*DATA RECORDS*.
○ ○ ○ ○ ○
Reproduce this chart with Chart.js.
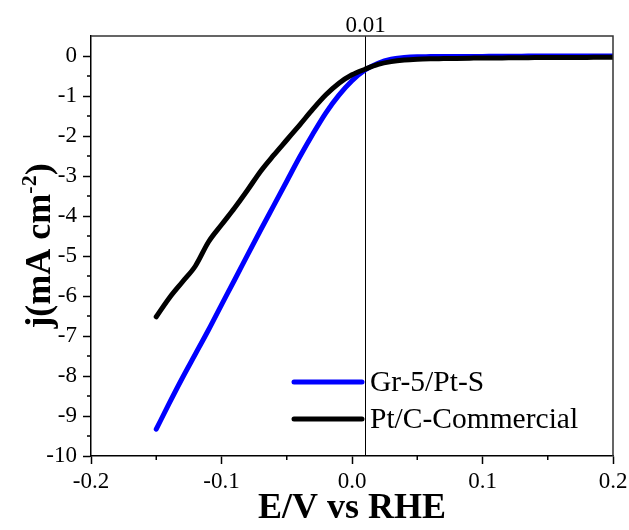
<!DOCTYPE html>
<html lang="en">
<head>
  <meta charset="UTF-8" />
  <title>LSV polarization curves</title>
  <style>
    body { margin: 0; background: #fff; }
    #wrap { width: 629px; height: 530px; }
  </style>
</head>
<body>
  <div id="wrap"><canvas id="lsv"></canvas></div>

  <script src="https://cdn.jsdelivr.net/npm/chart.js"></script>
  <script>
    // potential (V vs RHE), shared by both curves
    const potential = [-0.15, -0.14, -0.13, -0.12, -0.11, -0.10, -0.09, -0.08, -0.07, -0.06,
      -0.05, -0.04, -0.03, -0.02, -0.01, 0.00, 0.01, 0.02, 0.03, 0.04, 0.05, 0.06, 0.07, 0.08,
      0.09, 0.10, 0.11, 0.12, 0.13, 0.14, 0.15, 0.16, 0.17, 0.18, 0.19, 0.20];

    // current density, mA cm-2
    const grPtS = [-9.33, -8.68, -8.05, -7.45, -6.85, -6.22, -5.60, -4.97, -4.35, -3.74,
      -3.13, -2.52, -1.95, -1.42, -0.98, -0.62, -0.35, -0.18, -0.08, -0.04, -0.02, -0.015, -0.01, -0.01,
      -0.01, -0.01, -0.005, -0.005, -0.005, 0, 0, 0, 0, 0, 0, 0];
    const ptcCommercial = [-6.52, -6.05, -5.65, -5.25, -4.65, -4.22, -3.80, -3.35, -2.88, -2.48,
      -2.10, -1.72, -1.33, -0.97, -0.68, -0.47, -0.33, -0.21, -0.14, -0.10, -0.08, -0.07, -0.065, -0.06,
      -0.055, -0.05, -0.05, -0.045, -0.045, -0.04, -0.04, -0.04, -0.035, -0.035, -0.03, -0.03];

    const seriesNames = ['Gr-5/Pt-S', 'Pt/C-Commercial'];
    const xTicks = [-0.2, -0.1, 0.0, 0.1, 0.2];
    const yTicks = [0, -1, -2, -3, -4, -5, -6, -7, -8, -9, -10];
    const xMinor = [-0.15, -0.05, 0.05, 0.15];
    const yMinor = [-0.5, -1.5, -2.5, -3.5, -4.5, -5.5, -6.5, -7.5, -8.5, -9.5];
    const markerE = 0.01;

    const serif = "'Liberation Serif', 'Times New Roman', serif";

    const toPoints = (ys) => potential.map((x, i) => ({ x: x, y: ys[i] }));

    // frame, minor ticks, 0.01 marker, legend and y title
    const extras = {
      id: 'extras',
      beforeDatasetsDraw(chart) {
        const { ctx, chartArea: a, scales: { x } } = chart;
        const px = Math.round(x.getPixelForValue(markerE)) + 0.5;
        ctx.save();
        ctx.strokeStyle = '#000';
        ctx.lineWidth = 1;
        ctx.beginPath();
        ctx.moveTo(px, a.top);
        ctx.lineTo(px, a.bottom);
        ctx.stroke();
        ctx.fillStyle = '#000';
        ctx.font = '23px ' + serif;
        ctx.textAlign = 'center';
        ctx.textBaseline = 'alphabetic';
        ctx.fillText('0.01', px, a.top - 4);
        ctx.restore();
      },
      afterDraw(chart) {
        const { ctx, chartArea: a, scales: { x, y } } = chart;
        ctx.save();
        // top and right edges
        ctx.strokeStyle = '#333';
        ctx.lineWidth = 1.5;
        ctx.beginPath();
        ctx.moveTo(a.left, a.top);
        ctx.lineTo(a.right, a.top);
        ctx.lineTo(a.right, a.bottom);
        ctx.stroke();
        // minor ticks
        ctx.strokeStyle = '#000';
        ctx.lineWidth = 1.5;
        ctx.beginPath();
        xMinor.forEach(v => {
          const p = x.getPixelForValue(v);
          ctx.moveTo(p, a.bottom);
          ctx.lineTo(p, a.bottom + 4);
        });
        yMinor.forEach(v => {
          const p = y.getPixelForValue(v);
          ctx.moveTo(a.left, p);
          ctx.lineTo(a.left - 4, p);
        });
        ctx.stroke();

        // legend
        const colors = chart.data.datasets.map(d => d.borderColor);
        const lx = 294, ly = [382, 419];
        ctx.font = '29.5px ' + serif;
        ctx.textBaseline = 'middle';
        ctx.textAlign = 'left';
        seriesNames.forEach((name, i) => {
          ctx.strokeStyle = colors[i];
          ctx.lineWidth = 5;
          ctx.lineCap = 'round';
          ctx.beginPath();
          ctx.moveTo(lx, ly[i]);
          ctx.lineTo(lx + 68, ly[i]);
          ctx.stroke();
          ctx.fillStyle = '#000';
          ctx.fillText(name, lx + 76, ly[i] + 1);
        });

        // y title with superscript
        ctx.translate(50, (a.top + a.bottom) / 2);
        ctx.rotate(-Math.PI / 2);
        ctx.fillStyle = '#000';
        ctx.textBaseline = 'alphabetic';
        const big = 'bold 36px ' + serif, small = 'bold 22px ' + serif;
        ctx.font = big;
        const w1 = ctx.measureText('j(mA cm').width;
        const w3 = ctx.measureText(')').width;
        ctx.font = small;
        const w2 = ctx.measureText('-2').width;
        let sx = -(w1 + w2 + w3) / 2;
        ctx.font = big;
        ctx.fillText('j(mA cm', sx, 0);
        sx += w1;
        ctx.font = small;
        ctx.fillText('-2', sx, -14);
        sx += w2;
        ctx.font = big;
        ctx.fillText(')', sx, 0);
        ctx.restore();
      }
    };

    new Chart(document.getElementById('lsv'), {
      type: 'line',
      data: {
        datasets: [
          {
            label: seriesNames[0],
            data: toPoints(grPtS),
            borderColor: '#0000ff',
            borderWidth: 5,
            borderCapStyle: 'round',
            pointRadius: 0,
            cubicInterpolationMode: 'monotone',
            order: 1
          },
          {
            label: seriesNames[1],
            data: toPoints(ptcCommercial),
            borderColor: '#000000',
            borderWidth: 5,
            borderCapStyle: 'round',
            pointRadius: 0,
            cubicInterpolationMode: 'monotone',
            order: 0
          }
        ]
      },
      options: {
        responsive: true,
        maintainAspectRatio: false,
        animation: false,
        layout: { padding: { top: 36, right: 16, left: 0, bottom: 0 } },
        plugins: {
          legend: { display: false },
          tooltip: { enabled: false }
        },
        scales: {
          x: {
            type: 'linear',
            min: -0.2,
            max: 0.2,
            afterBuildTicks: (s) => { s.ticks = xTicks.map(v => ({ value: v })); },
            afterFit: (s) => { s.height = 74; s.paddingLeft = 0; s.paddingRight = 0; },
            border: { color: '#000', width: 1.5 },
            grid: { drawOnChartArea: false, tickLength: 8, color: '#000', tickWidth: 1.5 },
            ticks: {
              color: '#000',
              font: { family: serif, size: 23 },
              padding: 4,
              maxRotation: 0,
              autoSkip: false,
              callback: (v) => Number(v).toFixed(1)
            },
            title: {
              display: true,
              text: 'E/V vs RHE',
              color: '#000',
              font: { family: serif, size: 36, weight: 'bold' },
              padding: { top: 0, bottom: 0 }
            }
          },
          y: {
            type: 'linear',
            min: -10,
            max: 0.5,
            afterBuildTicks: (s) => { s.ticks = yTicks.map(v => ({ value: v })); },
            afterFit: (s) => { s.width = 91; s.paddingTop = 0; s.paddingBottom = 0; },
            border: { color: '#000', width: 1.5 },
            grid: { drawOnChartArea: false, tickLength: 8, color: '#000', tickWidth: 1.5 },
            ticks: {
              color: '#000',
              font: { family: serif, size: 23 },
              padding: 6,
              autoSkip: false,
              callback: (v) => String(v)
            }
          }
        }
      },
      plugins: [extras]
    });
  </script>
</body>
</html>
○ ○ ○ ○ ○
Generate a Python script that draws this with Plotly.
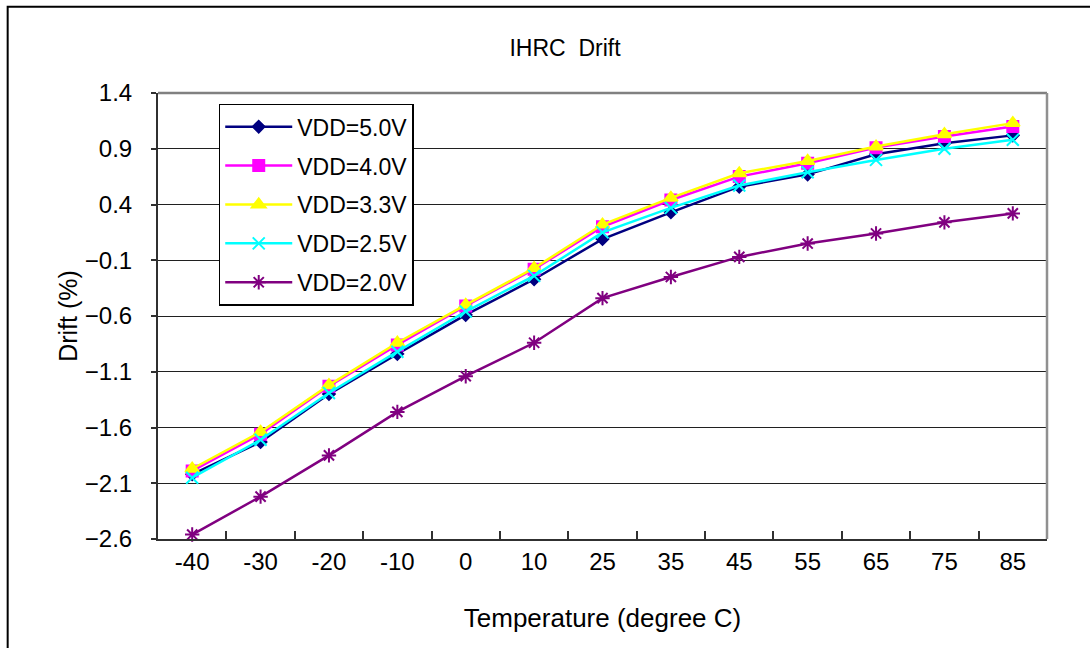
○ ○ ○ ○ ○
*TASK DIRECTIONS*. Reproduce the entries exactly, from the line with "Reproduce this chart with Chart.js." to the line with "0.18, 0.19, 0.20];", both lines included, keeping no pictures.

*TASK OUTPUT*.
Reproduce this chart with Chart.js.
<!DOCTYPE html>
<html lang="en">
<head>
  <meta charset="UTF-8" />
  <title>LSV polarization curves</title>
  <style>
    body { margin: 0; background: #fff; }
    #wrap { width: 629px; height: 530px; }
  </style>
</head>
<body>
  <div id="wrap"><canvas id="lsv"></canvas></div>

  <script src="https://cdn.jsdelivr.net/npm/chart.js"></script>
  <script>
    // potential (V vs RHE), shared by both curves
    const potential = [-0.15, -0.14, -0.13, -0.12, -0.11, -0.10, -0.09, -0.08, -0.07, -0.06,
      -0.05, -0.04, -0.03, -0.02, -0.01, 0.00, 0.01, 0.02, 0.03, 0.04, 0.05, 0.06, 0.07, 0.08,
      0.09, 0.10, 0.11, 0.12, 0.13, 0.14, 0.15, 0.16, 0.17, 0.18, 0.19, 0.20];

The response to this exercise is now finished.